Dear Carolyn: My fiance and I have a 9-month-old puppy. He is housebroken but is chewing everything in sight, including expensive electronics, carpeting and work-related documents that would be very embarrassing to replace. "Yes, Client, the dog literally ate my homework."
We have spent lots of money fixing the dog's damage (while also trying to save for a wedding) and rearranging our house to deal with him. Most of this behavior is simply puppy stuff, but I would be lying if I said I walked him a mile every night.
I suppose we could give the dog more exercise, but it's tough. It really is. We both work full time, and frankly, I got amnesia about how hard raising a puppy is. And my fiance was ill-prepared (by me) for the normal puppy frustrations.
Fiance has had it up to here. He doesn't want to be the bad guy in asking me to give the dog away. I don't want to be the bad guy in asking him to put up with the dog. Any suggestions? No judgment please; we've really tried our best.
-- The bad guy?
A: Why is the puppy on the loose enough to chew things?
You may have tried your best, but you haven't tried the obvious -- crate training.

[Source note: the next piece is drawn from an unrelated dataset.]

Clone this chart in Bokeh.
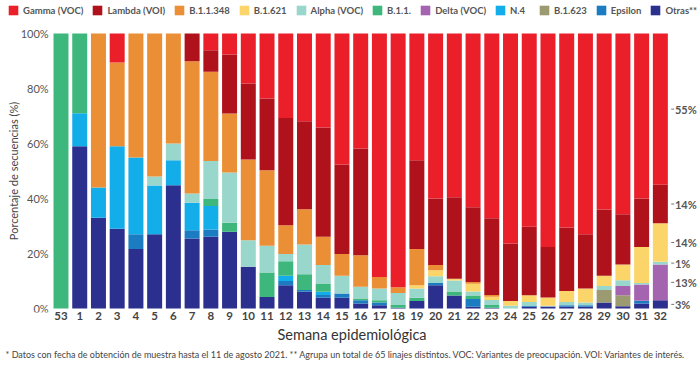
import numpy as np
from bokeh.plotting import figure
from bokeh.models import (ColumnDataSource, FixedTicker, Legend, LegendItem, Title)
from bokeh.embed import file_html
from bokeh.resources import INLINE
from bokeh.core.properties import value

weeks = ["53", "1", "2", "3", "4", "5", "6", "7", "8", "9", "10", "11", "12",
         "13", "14", "15", "16", "17", "18", "19", "20", "21", "22", "23", "24",
         "25", "26", "27", "28", "29", "30", "31", "32"]
y_ticks = [0, 20, 40, 60, 80, 100]

# stacked from bottom to top
otras = [0, 59, 33, 29, 21.6, 27, 44.8, 25.5, 26.1, 27.9, 15.2, 4.2, 8.5, 6.1, 3.9, 3.9,
         1.8, 1.2, 0.3, 2.7, 8.5, 4.7, 0.6, 0.3, 0, 0.6, 0.7, 0.6, 0.6, 2.2, 0.8, 1.8, 3]
epsilon = [0, 0, 0, 0, 5.4, 0, 0, 3, 2.6, 0, 0, 0, 1.5, 0.6, 1, 1.6, 1.2, 1, 0, 0, 0.8,
           0, 2.9, 0, 0, 0.3, 0, 0.6, 0.6, 0, 0, 1, 0]
b1623 = [0, 0, 0, 0, 0, 0, 0, 0, 0, 0, 0, 0, 0, 0, 0, 0, 0, 0, 0, 0, 0, 0, 0, 0, 0, 0,
         0, 0, 0, 4.5, 4, 0, 0]
n4 = [0, 12, 11, 30, 27.9, 17.7, 9.1, 10, 8.6, 0, 0, 0, 1.9, 0, 1.2, 0, 0, 0, 0, 0, 0,
      0, 0, 0, 0, 0, 0, 0, 0, 0, 0, 0, 0]
delta = [0, 0, 0, 0, 0, 0, 0, 0, 0, 0, 0, 0, 0, 0, 0, 0, 0, 0, 0, 0, 0, 0, 0, 0, 0, 0,
         0, 0, 0, 0, 3.4, 5.9, 13]
b11 = [100, 29, 0, 0, 0, 0, 0, 0, 2.5, 3.3, 0, 8.9, 5.3, 5.8, 3, 0, 0.6, 0.8, 1, 1.2, 0,
       1.5, 1.2, 1, 0, 0, 0, 0, 0, 0, 0, 0, 0]
alpha = [0, 0, 0, 0, 0, 3.3, 6.1, 3.3, 13.8, 18.3, 9.6, 9.7, 2.6, 10.8, 6.7, 6.4, 4.3,
         4.3, 4.3, 3.4, 2.4, 4, 1.5, 1.8, 1, 1.5, 0.3, 1.2, 1, 1.5, 2.1, 0.6, 1]
b1621 = [0, 0, 0, 0, 0, 0, 0, 0, 0, 0, 0, 0, 0, 0, 0, 0, 0, 0, 0, 1.2, 2.2, 0.6, 2.8,
         1.2, 1.7, 2.4, 3, 4, 5.1, 3.7, 5.7, 13.1, 14]
b11348 = [0, 0, 56, 30.5, 45.1, 52, 40, 48.1, 32.5, 21.4, 29.4, 27.5, 10.5, 12.8, 10.3,
          7.9, 11.5, 4.2, 2.1, 13.1, 1.9, 0, 0.6, 0.6, 0, 0, 0, 0, 0, 0, 0, 0, 0]
lambda_ = [0, 0, 0, 0, 0, 0, 0, 10.1, 7.8, 21.5, 27.6, 26.1, 39, 32, 39.7, 32.6, 38.8,
           0, 0, 32.3, 24.2, 29.7, 27.2, 27.9, 20.9, 24.9, 18.4, 23.1, 19.7, 24.1, 18.3,
           17.6, 14]
gamma = [0, 0, 0, 10.5, 0, 0, 0, 0, 6.1, 7.6, 18.2, 23.6, 30.7, 31.9, 34.2, 47.6, 41.8,
         88.5, 92.3, 46.1, 60, 59.5, 63.2, 67.2, 76.4, 70.3, 77.6, 70.5, 73, 64, 65.7,
         60, 55]

series_labels = ["Otras**", "Epsilon", "B.1.623", "N.4", "Delta (VOC)", "B.1.1.",
                 "Alpha (VOC)", "B.1.621", "B.1.1.348", "Lambda (VOI)", "Gamma (VOC)"]
series_values = [otras, epsilon, b1623, n4, delta, b11, alpha, b1621, b11348, lambda_, gamma]
colors = ["#2b2f8e", "#1b7cc2", "#9b9a70", "#13aeea", "#a564b0", "#3db77c",
          "#99d6cc", "#fcd56a", "#ea8f36", "#b0121c", "#ea1f2a"]
legend_order = ["Gamma (VOC)", "Lambda (VOI)", "B.1.1.348", "B.1.621", "Alpha (VOC)",
                "B.1.1.", "Delta (VOC)", "N.4", "B.1.623", "Epsilon", "Otras**"]

FONT = "Lato"
W, H = 700, 369
FL, FR = 3, 1                  # left/right borders (px)
PITCH = 18.73                  # px per week
FIRST_CX = 60.5                # px of first bar centre
TOP100 = 33                    # px of 100 %
ZERO = 308                     # px of 0 %
BELOW0 = 4                     # frame extends a little under 0 %
FB = H - (ZERO + BELOW0)
frame_w = W - FL - FR
x0 = -(FIRST_CX - FL) / PITCH
y_per_px = 100.0 / (ZERO - TOP100)

xs = list(range(len(weeks)))
keys = ["s%d" % i for i in range(len(series_labels))]
data = {"x": xs}
for k, v in zip(keys, series_values):
    data[k] = v
src = ColumnDataSource(data)

p = figure(width=W, height=H, x_range=(x0, x0 + frame_w / PITCH),
           y_range=(-BELOW0 * y_per_px, 100 + TOP100 * y_per_px),
           output_backend="svg", toolbar_location=None, y_axis_location=None,
           min_border_left=FL, min_border_right=FR, min_border_top=0,
           min_border_bottom=FB)
p.outline_line_color = None
p.xgrid.visible = False
p.ygrid.visible = False

renderers = p.vbar_stack(keys, x="x", width=0.8, fill_color=colors, line_color=None,
                         source=src)

name_to_r = dict(zip(series_labels, renderers))
legend = Legend(items=[LegendItem(label=n, renderers=[name_to_r[n]]) for n in legend_order],
                orientation="horizontal", location="top_left",
                glyph_width=12, glyph_height=12, label_standoff=4, spacing=8,
                padding=0, margin=4, border_line_color=None, background_fill_alpha=0,
                label_text_font=FONT, label_text_font_size="9.5px",
                label_text_font_style="bold", label_text_color="#555555",
                label_height=12)
p.add_layout(legend, "center")

# x axis
p.xaxis.ticker = FixedTicker(ticks=xs)
p.xaxis.major_label_overrides = {i: w for i, w in enumerate(weeks)}
p.xaxis.axis_line_color = None
p.xaxis.major_tick_line_color = None
p.xaxis.minor_tick_line_color = None
p.xaxis.major_tick_out = 0
p.xaxis.major_tick_in = 0
p.xaxis.minor_tick_out = 0
p.xaxis.major_label_standoff = -1
p.xaxis.major_label_text_font = FONT
p.xaxis.major_label_text_font_size = "11.5px"
p.xaxis.major_label_text_font_style = "bold"
p.xaxis.major_label_text_color = "#444444"

# y tick labels and title (drawn at the left edge of the first bar slot)
left_edge = xs[0] - 0.5
p.text(x=[left_edge] * len(y_ticks), y=y_ticks, text=["%d%%" % t for t in y_ticks],
       x_offset=-3, text_font=value(FONT), text_font_size="11px",
       text_color="#555555", text_align="right", text_baseline="middle")
p.text(x=[left_edge], y=[50], text=["Porcentaje de secuencias (%)"], angle=np.pi / 2,
       x_offset=-38, text_font=value(FONT), text_font_size="11px",
       text_color="#444444", text_align="center", text_baseline="middle")

# labels for last week
last = len(weeks) - 1
vals_last = np.array([s[last] for s in series_values], dtype=float)
mids = np.cumsum(vals_last) - vals_last / 2
lab_y = [float(m) for m, v in zip(mids, vals_last) if v > 0]
lab_t = ["%g%%" % v for v in vals_last if v > 0]
p.segment(x0=[last + 0.58] * len(lab_y), x1=[last + 0.74] * len(lab_y),
          y0=lab_y, y1=lab_y, line_color="#777777", line_width=1)
p.text(x=[last + 0.78] * len(lab_y), y=lab_y, text=lab_t,
       text_font=value(FONT), text_font_size="11px", text_font_style="bold",
       text_color="#555555", text_baseline="middle", text_align="left")

p.add_layout(Title(text="Semana epidemiológica", align="left", offset=274,
                   text_font=FONT, text_font_size="14.5px", text_font_style="normal",
                   text_color="#333333", standoff=2), "below")
p.add_layout(Title(text="* Datos con fecha de obtención de muestra hasta el 11 de agosto 2021. "
                        "** Agrupa un total de 65 linajes distintos. VOC: Variantes de "
                        "preocupación. VOI: Variantes de interés.",
                   align="left", offset=2, text_font=FONT, text_font_size="9px",
                   text_font_style="normal", text_color="#444444", standoff=6), "below")

open("out.html", "w").write(file_html(p, INLINE))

You need a puppy obedience class, badly, and your puppy does, too. And that's not just a har-har; your amnesia extends not just to the difficulty but also the basics of dog-rearing. "Most of this behavior" is boredom, not "puppy stuff." You need to tire him out, physically and mentally, and confine him humanely.
So, tap local dogsters (at your vet's office, dog parks, doggie day care and boarding facilities, etc.) for names of good puppy trainers/classes and dog-walkers. The money you blow on replacement electronics just gives Pac-Dog new things to chew in fits of boredom-related anxiety; investing in a trainer, a walker and a crate will keep you from having to replace your electronics. He won't always be a puppy; think of this as the high-maintenance push to the other side.
I realize you hoped for, "It's OK, bring Pac-Dog to the shelter so he can find a better home." But you're not getting that answer because: (1) Shelters are packed; (2) You haven't tried "everything" until you've tried crating and obedience (by the book; don't wing it); and (3) You made a commitment to this living creature, and you're his best chance.
Speaking of which, if there are human puppies in your future, then please, both of you, make peace with the idea of being the bad guy sometimes. Your throw-up-your-hands dog-rearing is your problem, but that kind of child-rearing tends to become our problem, too.